→ WHAT YOU ARE ASKED TO DO
Quote the data exactly, first line to the line containing "import seaborn as sns", with no pictures.

→ DATA SHOWN

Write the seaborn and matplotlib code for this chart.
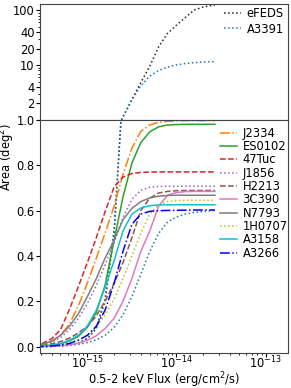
import numpy as np
import pandas as pd
import matplotlib
matplotlib.use("Agg")
import matplotlib.pyplot as plt
import matplotlib.ticker as mticker
import seaborn as sns

# ---------------- data ----------------
FLUX = [2.51e-16, 3.16e-16, 3.98e-16, 5.01e-16, 6.31e-16, 7.94e-16,
        1.00e-15, 1.26e-15, 1.58e-15, 2.00e-15, 2.51e-15, 3.16e-15,
        3.98e-15, 5.01e-15, 6.31e-15, 7.94e-15, 1.00e-14, 1.26e-14,
        1.58e-14, 2.00e-14, 2.70e-14]

EFEDS = [0.0, 0.0, 0.001, 0.003, 0.007, 0.015, 0.035, 0.08, 0.2, 0.5, 1.14,
         2.35, 4.8, 9.5, 21.6, 37.8, 53.6, 74.0, 101.0, 115.0, 125.0]
A3391 = [0.0, 0.0, 0.001, 0.003, 0.007, 0.016, 0.037, 0.085, 0.21, 0.52, 1.14,
         2.3, 4.2, 6.3, 8.0, 9.2, 10.1, 10.7, 11.1, 11.4, 11.6]

J2334 = [0.006, 0.01, 0.022, 0.05, 0.1, 0.18, 0.28, 0.39, 0.50, 0.62, 0.76,
         0.875, 0.95, 0.978, 0.99, 0.994, 0.996, 0.997, 0.997, 0.997, 0.997]
ES0102 = [0.002, 0.003, 0.006, 0.012, 0.025, 0.045, 0.085, 0.15, 0.27, 0.47, 0.66,
          0.81, 0.9, 0.948, 0.97, 0.978, 0.98, 0.981, 0.981, 0.981, 0.981]
TUC47 = [0.008, 0.015, 0.035, 0.075, 0.165, 0.265, 0.37, 0.48, 0.595, 0.705, 0.748,
         0.764, 0.769, 0.77, 0.771, 0.771, 0.771, 0.771, 0.771, 0.771, 0.771]
J1856 = [0.004, 0.008, 0.02, 0.04, 0.075, 0.125, 0.19, 0.27, 0.36, 0.46, 0.57,
         0.65, 0.69, 0.703, 0.707, 0.708, 0.708, 0.708, 0.708, 0.708, 0.708]
H2213 = [0.003, 0.006, 0.012, 0.022, 0.038, 0.06, 0.09, 0.135, 0.2, 0.28, 0.37,
         0.48, 0.6, 0.655, 0.678, 0.685, 0.688, 0.689, 0.689, 0.689, 0.689]
C390 = [0.0005, 0.001, 0.002, 0.004, 0.008, 0.015, 0.028, 0.048, 0.08, 0.125, 0.2,
        0.3, 0.42, 0.51, 0.62, 0.668, 0.68, 0.684, 0.685, 0.685, 0.685]
N7793 = [0.005, 0.01, 0.025, 0.05, 0.09, 0.145, 0.22, 0.30, 0.39, 0.47, 0.56,
         0.61, 0.64, 0.656, 0.664, 0.667, 0.668, 0.668, 0.668, 0.668, 0.668]
H0707 = [0.001, 0.002, 0.004, 0.009, 0.017, 0.03, 0.05, 0.085, 0.14, 0.21, 0.3,
         0.4, 0.5, 0.585, 0.625, 0.64, 0.645, 0.646, 0.646, 0.646, 0.646]
A3158 = [0.002, 0.003, 0.007, 0.014, 0.028, 0.05, 0.09, 0.16, 0.26, 0.38, 0.51,
         0.585, 0.612, 0.622, 0.625, 0.626, 0.626, 0.626, 0.626, 0.626, 0.626]
A3266 = [0.0005, 0.001, 0.003, 0.007, 0.014, 0.028, 0.05, 0.09, 0.16, 0.28, 0.42,
         0.54, 0.585, 0.597, 0.6, 0.601, 0.602, 0.602, 0.603, 0.603, 0.603]
EXTRA = [0.0005, 0.001, 0.002, 0.003, 0.006, 0.01, 0.018, 0.03, 0.05, 0.085, 0.14,
         0.22, 0.32, 0.42, 0.5, 0.55, 0.572, 0.585, 0.592, 0.597, 0.601]

TOP_NAMES = ["eFEDS", "A3391"]
BOT_NAMES = ["J2334", "ES0102", "47Tuc", "J1856", "H2213", "3C390",
             "N7793", "1H0707", "A3158", "A3266"]
TOP_TICKS = [2, 4, 10, 20, 40, 100]
BOT_TICKS = [0.0, 0.2, 0.4, 0.6, 0.8, 1.0]

# ---------------- style ----------------
plt.rcParams["font.family"] = ["DejaVu Sans"]
plt.rcParams["font.size"] = 8.3
plt.rcParams["mathtext.fontset"] = "dejavusans"
for a in ("xtick", "ytick"):
    plt.rcParams[f"{a}.major.size"] = 2.6
    plt.rcParams[f"{a}.minor.size"] = 1.5
plt.rcParams["ytick.major.pad"] = 1.4
plt.rcParams["ytick.minor.pad"] = 1.4
plt.rcParams["xtick.major.pad"] = -1.4
plt.rcParams["xtick.minor.pad"] = -1.4
plt.rcParams["axes.edgecolor"] = "#444444"
plt.rcParams["axes.labelpad"] = -0.8

fig = plt.figure(figsize=(2.91, 3.88), dpi=100)
ax_top = fig.add_axes([0.1375, 0.6907, 0.8522, 0.2990])
ax_bot = fig.add_axes([0.1375, 0.0902, 0.8522, 0.6005])

for ax in (ax_top, ax_bot):
    ax.set_xscale("log")
ax_top.set_yscale("log")

LW = 1.1
top_specs = [(EFEDS, "k", ":", 0.85), (A3391, "#1f77b4", ":", 1.0)]
bot_specs = [(J2334, "#ff7f0e", "-."), (ES0102, "#2ca02c", "-"),
             (TUC47, "#d62728", "--"), (J1856, "#9467bd", ":"),
             (H2213, "#8c564b", "--"), (C390, "#e377c2", "-"),
             (N7793, "#7f7f7f", "-"), (H0707, "#bcbd22", ":"),
             (A3158, "#17becf", "-"), (A3266, "#0000ff", "-.")]

top_handles = []
for (vals, c, ls, a), name in zip(top_specs, TOP_NAMES):
    sns.lineplot(x=FLUX, y=vals, ax=ax_top, color=c, linestyle=ls, lw=LW, alpha=a)
    top_handles.append(ax_top.lines[-1])
    sns.lineplot(x=FLUX, y=vals, ax=ax_bot, color=c, linestyle=ls, lw=LW, alpha=a)

sns.lineplot(x=FLUX, y=EXTRA, ax=ax_bot, color="#1f77b4", linestyle=":", lw=LW)

bot_handles = []
for (vals, c, ls), name in zip(bot_specs, BOT_NAMES):
    sns.lineplot(x=FLUX, y=vals, ax=ax_bot, color=c, linestyle=ls, lw=LW)
    bot_handles.append(ax_bot.lines[-1])

xlim = (2.95e-16, 1.78e-13)
ax_top.set_xlim(*xlim)
ax_bot.set_xlim(*xlim)
ax_top.set_ylim(1.0, 130)
ax_bot.set_ylim(-0.028, 1.0)

ax_top.set_yticks(TOP_TICKS)
ax_top.yaxis.set_major_formatter(mticker.FuncFormatter(lambda v, p: f"{v:g}"))
ax_top.yaxis.set_minor_formatter(mticker.NullFormatter())
ax_top.tick_params(axis="x", which="both", bottom=False, labelbottom=False)
ax_bot.set_yticks(BOT_TICKS)
ax_bot.yaxis.set_major_formatter(mticker.FuncFormatter(lambda v, p: f"{v:.1f}"))

ax_top.set_xlabel("")
ax_top.set_ylabel("")
ax_bot.set_ylabel("")
ax_bot.set_xlabel("0.5-2 keV Flux (erg/cm$^2$/s)")
fig.text(0.025, 0.595, "Area (deg$^2$)", rotation=90, ha="center", va="center")

ax_top.legend(top_handles, TOP_NAMES, loc="upper left", frameon=False,
              bbox_to_anchor=(0.77, 0.982), bbox_transform=fig.transFigure,
              borderpad=0, borderaxespad=0, handlelength=1.5, handletextpad=0.45,
              labelspacing=0.22)
ax_bot.legend(bot_handles, BOT_NAMES, loc="upper left", frameon=False,
              bbox_to_anchor=(0.756, 0.6735), bbox_transform=fig.transFigure,
              borderpad=0, borderaxespad=0, handlelength=1.5, handletextpad=0.45,
              labelspacing=0.03)

fig.savefig("out.png", dpi=100)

→ FINISHED ANSWER
Write the seaborn and matplotlib code for this chart.
import numpy as np
import pandas as pd
import matplotlib
matplotlib.use("Agg")
import matplotlib.pyplot as plt
import matplotlib.ticker as mticker
import seaborn as sns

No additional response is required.